Begin with the first line below and retype each line exactly through the line containing "const yTop = 5.57;". Any pictures are to be left out.

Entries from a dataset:

-*-

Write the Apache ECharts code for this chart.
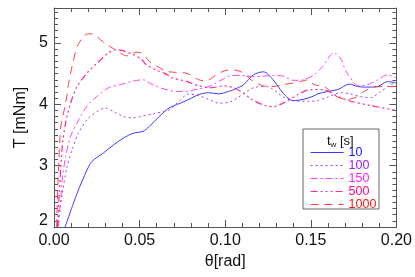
<!DOCTYPE html>
<html><head><meta charset="utf-8">
<script src="https://cdn.jsdelivr.net/npm/echarts@6/dist/echarts.min.js"></script>
<style>html,body{margin:0;padding:0;background:#fff}#c{width:415px;height:277px}</style>
</head><body><div id="c"></div>
<script>
const seriesNames = ['10', '100', '150', '500', '1000'];
const xTicks = [0.00, 0.05, 0.10, 0.15, 0.20];
const yTicks = [2, 3, 4, 5];
const yTop = 5.57;

const theta10 = [0.0065, 0.0135, 0.0193, 0.0222, 0.029, 0.0348, 0.0406, 0.0464, 0.052, 0.0557, 0.0614, 0.0672, 0.073, 0.0788, 0.0846, 0.0904, 0.096, 0.102, 0.105, 0.1107, 0.1165, 0.1223, 0.128, 0.1339, 0.1397, 0.1455, 0.1513, 0.154, 0.16, 0.1658, 0.1726, 0.1774, 0.1832, 0.189, 0.1948, 0.2];
const T10 = [2.0, 2.55, 2.93, 3.07, 3.21, 3.34, 3.45, 3.53, 3.56, 3.64, 3.80, 3.94, 4.01, 4.08, 4.16, 4.19, 4.17, 4.21, 4.24, 4.32, 4.48, 4.53, 4.40, 4.18, 4.06, 4.08, 4.13, 4.17, 4.21, 4.24, 4.33, 4.29, 4.28, 4.29, 4.37, 4.35];

const theta100 = [0.002, 0.0035, 0.0048, 0.0077, 0.0106, 0.0143, 0.0193, 0.0251, 0.030, 0.0348, 0.0406, 0.0464, 0.052, 0.0585, 0.0672, 0.073, 0.0788, 0.0846, 0.0904, 0.0962, 0.102, 0.108, 0.1165, 0.124, 0.1339, 0.139, 0.148, 0.154, 0.16, 0.1675, 0.173, 0.18, 0.185, 0.19, 0.1948, 0.2];
const T100 = [2.0, 2.3, 2.55, 2.99, 3.26, 3.53, 3.75, 3.88, 3.94, 3.88, 3.80, 3.78, 3.81, 3.85, 3.91, 4.05, 4.17, 4.14, 4.08, 4.02, 4.03, 4.12, 4.27, 4.29, 4.12, 4.06, 4.05, 4.06, 4.12, 4.19, 4.17, 4.12, 4.11, 4.19, 4.29, 4.36];

const theta150 = [0.0025, 0.0039, 0.0048, 0.0068, 0.0097, 0.0145, 0.0193, 0.0251, 0.0319, 0.0387, 0.0464, 0.052, 0.0576, 0.0654, 0.072, 0.077, 0.0828, 0.0904, 0.098, 0.104, 0.11, 0.117, 0.1223, 0.128, 0.134, 0.1397, 0.1455, 0.1513, 0.157, 0.1635, 0.1675, 0.1704, 0.1745, 0.1774, 0.1832, 0.189, 0.1948, 0.2];
const T150 = [2.0, 2.44, 2.77, 3.15, 3.48, 3.75, 3.97, 4.13, 4.27, 4.32, 4.38, 4.40, 4.32, 4.24, 4.21, 4.21, 4.24, 4.29, 4.40, 4.47, 4.47, 4.45, 4.46, 4.47, 4.46, 4.39, 4.40, 4.47, 4.62, 4.84, 4.74, 4.55, 4.38, 4.30, 4.32, 4.40, 4.48, 4.43];

const theta500 = [0.002, 0.0048, 0.0068, 0.0097, 0.0135, 0.0193, 0.0251, 0.0319, 0.0367, 0.0406, 0.0464, 0.0512, 0.0537, 0.0595, 0.065, 0.0692, 0.078, 0.0846, 0.092, 0.0991, 0.105, 0.1107, 0.1155, 0.1223, 0.128, 0.1339, 0.1426, 0.15, 0.157, 0.1658, 0.1733, 0.185, 0.2];
const T500 = [2.0, 3.31, 3.70, 4.02, 4.29, 4.51, 4.67, 4.84, 4.89, 4.87, 4.81, 4.73, 4.65, 4.56, 4.50, 4.43, 4.37, 4.30, 4.27, 4.30, 4.27, 4.18, 4.08, 3.99, 3.96, 4.02, 4.16, 4.24, 4.24, 4.13, 4.05, 3.98, 3.90];

const theta1000 = [0.0015, 0.0038, 0.0068, 0.0087, 0.0106, 0.0135, 0.0174, 0.0203, 0.0232, 0.029, 0.0329, 0.0387, 0.0425, 0.0483, 0.052, 0.0557, 0.0614, 0.0654, 0.0712, 0.077, 0.0846, 0.0885, 0.0943, 0.1, 0.1049, 0.1107, 0.115, 0.1223, 0.128, 0.134, 0.1438, 0.148, 0.152, 0.158, 0.1647, 0.1716, 0.1774, 0.181, 0.187, 0.193, 0.2];
const T1000 = [2.0, 3.59, 4.02, 4.37, 4.62, 4.94, 5.11, 5.15, 5.14, 5.01, 4.94, 4.84, 4.79, 4.85, 4.82, 4.70, 4.60, 4.54, 4.52, 4.51, 4.40, 4.38, 4.47, 4.55, 4.56, 4.51, 4.40, 4.30, 4.29, 4.32, 4.37, 4.40, 4.32, 4.29, 4.13, 4.08, 4.13, 4.21, 4.28, 4.29, 4.29];

const thetas = [theta10, theta100, theta150, theta500, theta1000];
const torques = [T10, T100, T150, T500, T1000];
const lineColors = ['rgb(58,58,255)', 'rgb(160,64,255)', 'rgb(255,64,255)', 'rgb(255,40,150)', 'rgb(255,64,64)'];
const textColors = ['#1515ff', '#9a20ff', '#ff20ff', '#ff0a80', '#ff1515'];
const dashes = ['solid', [2, 3], [7, 3, 2, 3], [7, 3, 2, 3, 2, 3, 2, 3], [8, 6]];
const widths = [1, 1, 1, 1.2, 1];

const FONT = 'Liberation Sans, Arial, Helvetica, sans-serif';
const frameColor = '#555';

const chart = echarts.init(document.getElementById('c'), null, {renderer: 'canvas'});

function xAx(pos, show) {
  return {
    type: 'value', position: pos, min: xTicks[0], max: xTicks[xTicks.length - 1],
    interval: xTicks[1] - xTicks[0],
    axisLine: {show: true, onZero: false, lineStyle: {color: frameColor, width: 1}},
    axisTick: {show: true, inside: true, length: 7, lineStyle: {color: frameColor}},
    minorTick: {show: true, splitNumber: 5, length: 4, lineStyle: {color: frameColor}},
    splitLine: {show: false},
    axisLabel: {show: show, margin: 6, fontSize: 16, color: '#111', fontFamily: FONT,
      formatter: v => v.toFixed(2)},
    name: show ? 'θ[rad]' : '', nameLocation: 'middle', nameGap: 25,
    nameTextStyle: {fontSize: 16, color: '#111', fontFamily: FONT}
  };
}
function yAx(pos, show) {
  return {
    type: 'value', position: pos, min: yTicks[0], max: yTop, interval: 1,
    axisLine: {show: true, onZero: false, lineStyle: {color: frameColor, width: 1}},
    axisTick: {show: true, inside: true, length: 7, lineStyle: {color: frameColor}},
    minorTick: {show: true, splitNumber: 10, length: 4, lineStyle: {color: frameColor}},
    splitLine: {show: false},
    axisLabel: {show: show, margin: 6, fontSize: 16, color: '#111', fontFamily: FONT,
      showMaxLabel: false,
      formatter: v => (yTicks.indexOf(v) >= 0 ? (v === yTicks[0] ? '{b|' + v + '}' : String(v)) : ''),
      rich: {b: {fontSize: 16, color: '#111', fontFamily: FONT, padding: [0, 0, 13, 0]}}},
    name: show ? 'T [mNm]' : '', nameLocation: 'middle', nameGap: 25,
    nameTextStyle: {fontSize: 16, color: '#111', fontFamily: FONT}
  };
}

const series = seriesNames.map((n, i) => ({
  name: n, type: 'line', xAxisIndex: 0, yAxisIndex: 0,
  data: thetas[i].map((t, j) => [t, torques[i][j]]),
  showSymbol: false, symbol: 'none', smooth: 0.3, clip: true,
  color: lineColors[i],
  lineStyle: {color: lineColors[i], width: widths[i], type: dashes[i]},
  itemStyle: {color: lineColors[i]}
}));

chart.setOption({
  animation: false,
  backgroundColor: '#fff',
  grid: {left: 54, right: 16, top: 8, bottom: 50, containLabel: false},
  xAxis: [xAx('bottom', true), xAx('top', false)],
  yAxis: [yAx('left', true), yAx('right', false)],
  legend: {
    z: 100,
    orient: 'vertical', left: 310, top: 146, padding: 0,
    itemWidth: 33, itemHeight: 12, itemGap: 0,
    itemStyle: {opacity: 0},
    lineStyle: {width: 1.2},
    data: seriesNames.map((n, i) => ({name: n, textStyle: {color: textColors[i]}})),
    textStyle: {fontSize: 12.5, fontFamily: FONT},
    selectedMode: false
  },
  graphic: [
    {type: 'rect', z: 10, shape: {x: 303, y: 129, width: 76, height: 80},
      style: {fill: '#fff', stroke: '#666', lineWidth: 1}},
    {type: 'text', z: 60, left: 327, top: 135,
      style: {text: '{a|t}{s|w}{a| [s]}', rich: {
        a: {fontSize: 13, fontFamily: FONT, fill: '#111'},
        s: {fontSize: 8, fontFamily: FONT, fill: '#111', verticalAlign: 'bottom', padding: [6, 0, 0, 0]}}}}
  ],
  series: series
});
</script></body></html>
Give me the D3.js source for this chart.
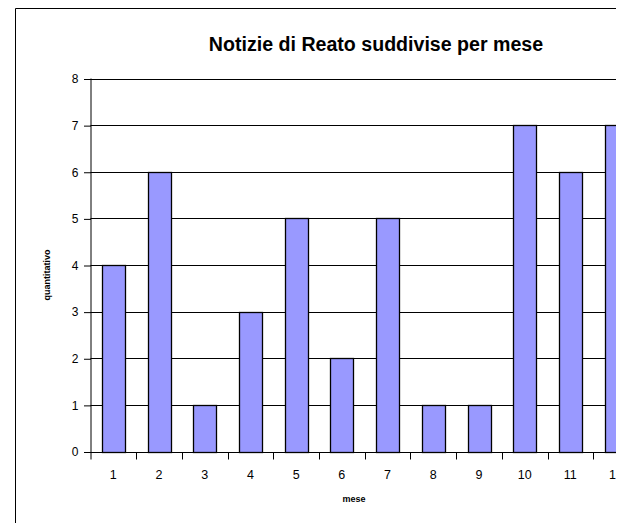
<!DOCTYPE html>
<html>
<head>
<meta charset="utf-8">
<script src="https://cdn.jsdelivr.net/npm/d3@7"></script>
<style>
  body { margin: 0; background: #fff; }
  svg { display: block; font-family: 'Liberation Sans', Arial, sans-serif; }
</style>
</head>
<body>
<div id="chart"></div>
<script>
// Notizie di reato per mese
var months = ['1', '2', '3', '4', '5', '6', '7', '8', '9', '10', '11', '12']
var counts = [4, 6, 1, 3, 5, 2, 5, 1, 1, 7, 6, 7]
var yTicks = [0, 1, 2, 3, 4, 5, 6, 7, 8]

var width = 616 // the reference is cut on the right
var height = 523
var plot = { left: 90.5, top: 78.5, bottom: 451.5, step: 45.7 }

var svg = d3.select('#chart').append('svg')
  .attr('width', width)
  .attr('height', height)

// outer chart border (only top and left visible)
svg.append('path')
  .attr('d', 'M15.5,' + height + 'V8.5H' + width)
  .attr('fill', 'none')
  .attr('stroke', '#000')
  .attr('stroke-width', 1)

var x = d3.scaleBand()
  .domain(months)
  .range([plot.left, plot.left + plot.step * months.length])
  .paddingInner(0.5)
  .paddingOuter(0.25)

var y = d3.scaleLinear()
  .domain([0, 8])
  .range([plot.bottom, plot.top])

// gridlines
svg.append('g')
  .selectAll('line')
  .data(yTicks.filter(function (d) { return d > 0 }))
  .enter().append('line')
  .attr('x1', plot.left)
  .attr('x2', width)
  .attr('y1', function (d) { return Math.round(y(d)) + 0.5 })
  .attr('y2', function (d) { return Math.round(y(d)) + 0.5 })
  .attr('stroke', '#000')

// bars
svg.append('g')
  .selectAll('rect')
  .data(counts)
  .enter().append('rect')
  .attr('x', function (d, i) { return Math.round(x(months[i])) + 0.5 })
  .attr('y', function (d) { return Math.round(y(d)) + 0.5 })
  .attr('width', Math.round(x.bandwidth()))
  .attr('height', function (d) { return Math.round(y(0)) - Math.round(y(d)) })
  .attr('fill', '#9999ff')
  .attr('stroke', '#000')
  .attr('stroke-width', 1.3)

// y axis
var yAxis = d3.axisLeft(y).tickValues(yTicks).tickSize(7).tickPadding(5)
var gy = svg.append('g')
  .attr('transform', 'translate(' + plot.left + ',0)')
  .call(yAxis)
gy.select('.domain').attr('d', 'M0.5,' + plot.top + 'V' + (plot.bottom + 8))
gy.selectAll('.tick line').attr('transform', 'translate(0.5,0.5)')
gy.selectAll('text')
  .attr('font-size', 12)
  .attr('font-family', 'Liberation Sans, Arial, sans-serif')
  .attr('fill', '#000')
  .attr('dy', '0.36em')

// x axis: ticks sit between categories
var gx = svg.append('g')
  .attr('transform', 'translate(0,' + (Math.round(plot.bottom) + 0.5) + ')')
gx.append('line')
  .attr('x1', plot.left)
  .attr('x2', width)
  .attr('stroke', '#000')
gx.selectAll('line.tk')
  .data(d3.range(1, months.length + 1))
  .enter().append('line')
  .attr('class', 'tk')
  .attr('x1', function (i) { return Math.round(plot.left + i * plot.step) + 0.5 })
  .attr('x2', function (i) { return Math.round(plot.left + i * plot.step) + 0.5 })
  .attr('y1', 0)
  .attr('y2', 7)
  .attr('stroke', '#000')
gx.selectAll('text')
  .data(months)
  .enter().append('text')
  .attr('x', function (d) { return x(d) + x.bandwidth() / 2 })
  .attr('y', 26)
  .attr('text-anchor', 'middle')
  .attr('font-size', 12.5)
  .text(function (d) { return d })

// title and axis titles
svg.append('text')
  .attr('x', 376)
  .attr('y', 51)
  .attr('text-anchor', 'middle')
  .attr('font-size', 19.6)
  .attr('font-weight', 'bold')
  .text('Notizie di Reato suddivise per mese')

svg.append('text')
  .attr('x', 354)
  .attr('y', 502)
  .attr('text-anchor', 'middle')
  .attr('font-size', 9)
  .attr('font-weight', 'bold')
  .text('mese')

svg.append('text')
  .attr('transform', 'translate(50,275)rotate(-90)')
  .attr('text-anchor', 'middle')
  .attr('font-size', 9)
  .attr('font-weight', 'bold')
  .text('quantitativo')
</script>
</body>
</html>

-*-

TASK SOLUTION:
Write the Apache ECharts code for this chart.
<!DOCTYPE html>
<html><head><meta charset="utf-8">
<script src="https://cdn.jsdelivr.net/npm/echarts@6/dist/echarts.min.js"></script>
<style>html,body{margin:0;padding:0;background:#fff}#c{width:415px;height:277px}</style>
</head><body><div id="c"></div>
<script>
const seriesNames = ['10', '100', '150', '500', '1000'];
const xTicks = [0.00, 0.05, 0.10, 0.15, 0.20];
const yTicks = [2, 3, 4, 5];
const yTop = 5.57;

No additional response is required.